Challenge
All of the data should be repeated exactly; pictures are not part of the copy.

Data shown
============================================================

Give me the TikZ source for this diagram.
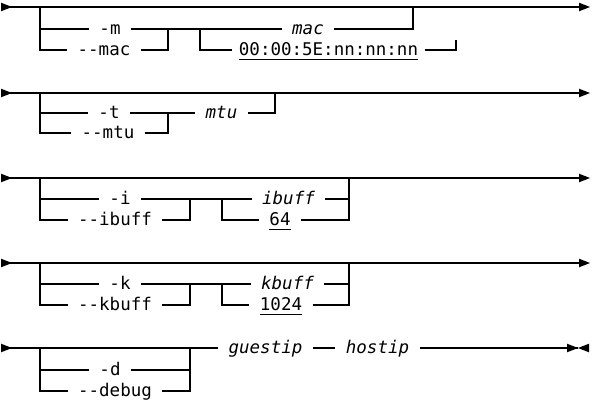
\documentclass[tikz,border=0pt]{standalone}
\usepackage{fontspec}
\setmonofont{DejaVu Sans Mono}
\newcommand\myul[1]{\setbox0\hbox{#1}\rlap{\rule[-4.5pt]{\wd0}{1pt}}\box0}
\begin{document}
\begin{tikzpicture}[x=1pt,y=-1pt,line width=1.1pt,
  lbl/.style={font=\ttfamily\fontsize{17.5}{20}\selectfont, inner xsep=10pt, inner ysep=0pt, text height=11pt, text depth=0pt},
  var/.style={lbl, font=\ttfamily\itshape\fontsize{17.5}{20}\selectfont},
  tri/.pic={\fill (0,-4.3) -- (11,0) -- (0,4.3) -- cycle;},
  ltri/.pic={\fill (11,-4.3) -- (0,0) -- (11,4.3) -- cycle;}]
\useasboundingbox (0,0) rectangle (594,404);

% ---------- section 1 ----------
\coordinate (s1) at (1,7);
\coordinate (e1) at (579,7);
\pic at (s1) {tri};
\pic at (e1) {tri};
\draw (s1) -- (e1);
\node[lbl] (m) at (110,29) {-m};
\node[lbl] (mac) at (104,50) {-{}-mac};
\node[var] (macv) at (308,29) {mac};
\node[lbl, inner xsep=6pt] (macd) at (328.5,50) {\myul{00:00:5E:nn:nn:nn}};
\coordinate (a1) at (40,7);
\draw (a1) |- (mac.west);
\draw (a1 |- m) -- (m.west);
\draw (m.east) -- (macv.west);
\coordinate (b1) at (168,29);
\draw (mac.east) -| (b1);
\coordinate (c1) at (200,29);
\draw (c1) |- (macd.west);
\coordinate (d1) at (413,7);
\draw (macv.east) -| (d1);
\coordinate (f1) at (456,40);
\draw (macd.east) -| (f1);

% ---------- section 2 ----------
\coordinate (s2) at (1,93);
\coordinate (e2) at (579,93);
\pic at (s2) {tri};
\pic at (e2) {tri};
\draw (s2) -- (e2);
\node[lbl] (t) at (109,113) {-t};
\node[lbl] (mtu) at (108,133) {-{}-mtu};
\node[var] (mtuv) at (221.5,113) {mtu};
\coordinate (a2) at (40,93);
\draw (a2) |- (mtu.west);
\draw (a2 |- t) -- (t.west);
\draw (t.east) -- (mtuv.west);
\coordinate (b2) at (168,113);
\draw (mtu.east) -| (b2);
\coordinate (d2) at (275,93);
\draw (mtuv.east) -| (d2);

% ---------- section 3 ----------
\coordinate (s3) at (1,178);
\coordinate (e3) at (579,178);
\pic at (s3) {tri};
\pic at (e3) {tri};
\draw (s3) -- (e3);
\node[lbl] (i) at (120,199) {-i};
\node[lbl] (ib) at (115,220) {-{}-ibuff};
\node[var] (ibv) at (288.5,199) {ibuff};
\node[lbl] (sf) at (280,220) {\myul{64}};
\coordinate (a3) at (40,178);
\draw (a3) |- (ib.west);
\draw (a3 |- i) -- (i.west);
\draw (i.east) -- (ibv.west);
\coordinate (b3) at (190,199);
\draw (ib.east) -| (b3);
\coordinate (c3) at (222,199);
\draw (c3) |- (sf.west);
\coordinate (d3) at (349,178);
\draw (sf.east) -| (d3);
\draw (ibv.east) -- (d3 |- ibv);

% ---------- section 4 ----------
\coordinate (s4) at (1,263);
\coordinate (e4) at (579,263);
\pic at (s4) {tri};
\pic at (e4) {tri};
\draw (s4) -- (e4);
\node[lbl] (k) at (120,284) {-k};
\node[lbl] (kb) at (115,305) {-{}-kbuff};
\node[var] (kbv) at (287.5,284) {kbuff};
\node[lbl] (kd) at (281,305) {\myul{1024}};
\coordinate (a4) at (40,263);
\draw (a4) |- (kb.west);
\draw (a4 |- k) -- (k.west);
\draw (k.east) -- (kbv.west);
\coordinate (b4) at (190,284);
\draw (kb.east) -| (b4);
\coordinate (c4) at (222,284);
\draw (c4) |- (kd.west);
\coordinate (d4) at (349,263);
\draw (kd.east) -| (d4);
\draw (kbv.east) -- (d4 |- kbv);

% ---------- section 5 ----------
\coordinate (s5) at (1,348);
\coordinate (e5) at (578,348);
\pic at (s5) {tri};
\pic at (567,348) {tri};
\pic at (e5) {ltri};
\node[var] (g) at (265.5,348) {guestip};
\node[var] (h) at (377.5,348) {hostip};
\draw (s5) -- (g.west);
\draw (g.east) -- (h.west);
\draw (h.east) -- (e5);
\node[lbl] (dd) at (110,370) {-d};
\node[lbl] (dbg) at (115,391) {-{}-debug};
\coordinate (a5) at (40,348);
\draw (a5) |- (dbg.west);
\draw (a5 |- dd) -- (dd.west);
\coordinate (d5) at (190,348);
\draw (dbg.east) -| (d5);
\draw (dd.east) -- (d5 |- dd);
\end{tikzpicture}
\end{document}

============================================================

The answer
Give me the TikZ source for this diagram.
\documentclass[tikz,border=0pt]{standalone}
\usepackage{fontspec}
\setmonofont{DejaVu Sans Mono}
\newcommand\myul[1]{\setbox0\hbox{#1}\rlap{\rule[-4.5pt]{\wd0}{1pt}}\box0}
\begin{document}
\begin{tikzpicture}[x=1pt,y=-1pt,line width=1.1pt,
  lbl/.style={font=\ttfamily\fontsize{17.5}{20}\selectfont, inner xsep=10pt, inner ysep=0pt, text height=11pt, text depth=0pt},
  var/.style={lbl, font=\ttfamily\itshape\fontsize{17.5}{20}\selectfont},
  tri/.pic={\fill (0,-4.3) -- (11,0) -- (0,4.3) -- cycle;},
  ltri/.pic={\fill (11,-4.3) -- (0,0) -- (11,4.3) -- cycle;}]
\useasboundingbox (0,0) rectangle (594,404);

% ---------- section 1 ----------
\coordinate (s1) at (1,7);
\coordinate (e1) at (579,7);
\pic at (s1) {tri};
\pic at (e1) {tri};
\draw (s1) -- (e1);
\node[lbl] (m) at (110,29) {-m};
\node[lbl] (mac) at (104,50) {-{}-mac};
\node[var] (macv) at (308,29) {mac};
\node[lbl, inner xsep=6pt] (macd) at (328.5,50) {\myul{00:00:5E:nn:nn:nn}};
\coordinate (a1) at (40,7);
\draw (a1) |- (mac.west);
\draw (a1 |- m) -- (m.west);
\draw (m.east) -- (macv.west);
\coordinate (b1) at (168,29);
\draw (mac.east) -| (b1);
\coordinate (c1) at (200,29);
\draw (c1) |- (macd.west);
\coordinate (d1) at (413,7);
\draw (macv.east) -| (d1);
\coordinate (f1) at (456,40);
\draw (macd.east) -| (f1);

% ---------- section 2 ----------
\coordinate (s2) at (1,93);
\coordinate (e2) at (579,93);
\pic at (s2) {tri};
\pic at (e2) {tri};
\draw (s2) -- (e2);
\node[lbl] (t) at (109,113) {-t};
\node[lbl] (mtu) at (108,133) {-{}-mtu};
\node[var] (mtuv) at (221.5,113) {mtu};
\coordinate (a2) at (40,93);
\draw (a2) |- (mtu.west);
\draw (a2 |- t) -- (t.west);
\draw (t.east) -- (mtuv.west);
\coordinate (b2) at (168,113);
\draw (mtu.east) -| (b2);
\coordinate (d2) at (275,93);
\draw (mtuv.east) -| (d2);

% ---------- section 3 ----------
\coordinate (s3) at (1,178);
\coordinate (e3) at (579,178);
\pic at (s3) {tri};
\pic at (e3) {tri};
\draw (s3) -- (e3);
\node[lbl] (i) at (120,199) {-i};
\node[lbl] (ib) at (115,220) {-{}-ibuff};
\node[var] (ibv) at (288.5,199) {ibuff};
\node[lbl] (sf) at (280,220) {\myul{64}};
\coordinate (a3) at (40,178);
\draw (a3) |- (ib.west);
\draw (a3 |- i) -- (i.west);
\draw (i.east) -- (ibv.west);
\coordinate (b3) at (190,199);
\draw (ib.east) -| (b3);
\coordinate (c3) at (222,199);
\draw (c3) |- (sf.west);
\coordinate (d3) at (349,178);
\draw (sf.east) -| (d3);
\draw (ibv.east) -- (d3 |- ibv);

% ---------- section 4 ----------
\coordinate (s4) at (1,263);
\coordinate (e4) at (579,263);
\pic at (s4) {tri};
\pic at (e4) {tri};
\draw (s4) -- (e4);
\node[lbl] (k) at (120,284) {-k};
\node[lbl] (kb) at (115,305) {-{}-kbuff};
\node[var] (kbv) at (287.5,284) {kbuff};
\node[lbl] (kd) at (281,305) {\myul{1024}};
\coordinate (a4) at (40,263);
\draw (a4) |- (kb.west);
\draw (a4 |- k) -- (k.west);
\draw (k.east) -- (kbv.west);
\coordinate (b4) at (190,284);
\draw (kb.east) -| (b4);
\coordinate (c4) at (222,284);
\draw (c4) |- (kd.west);
\coordinate (d4) at (349,263);
\draw (kd.east) -| (d4);
\draw (kbv.east) -- (d4 |- kbv);

% ---------- section 5 ----------
\coordinate (s5) at (1,348);
\coordinate (e5) at (578,348);
\pic at (s5) {tri};
\pic at (567,348) {tri};
\pic at (e5) {ltri};
\node[var] (g) at (265.5,348) {guestip};
\node[var] (h) at (377.5,348) {hostip};
\draw (s5) -- (g.west);
\draw (g.east) -- (h.west);
\draw (h.east) -- (e5);
\node[lbl] (dd) at (110,370) {-d};
\node[lbl] (dbg) at (115,391) {-{}-debug};
\coordinate (a5) at (40,348);
\draw (a5) |- (dbg.west);
\draw (a5 |- dd) -- (dd.west);
\coordinate (d5) at (190,348);
\draw (dbg.east) -| (d5);
\draw (dd.east) -- (d5 |- dd);
\end{tikzpicture}
\end{document}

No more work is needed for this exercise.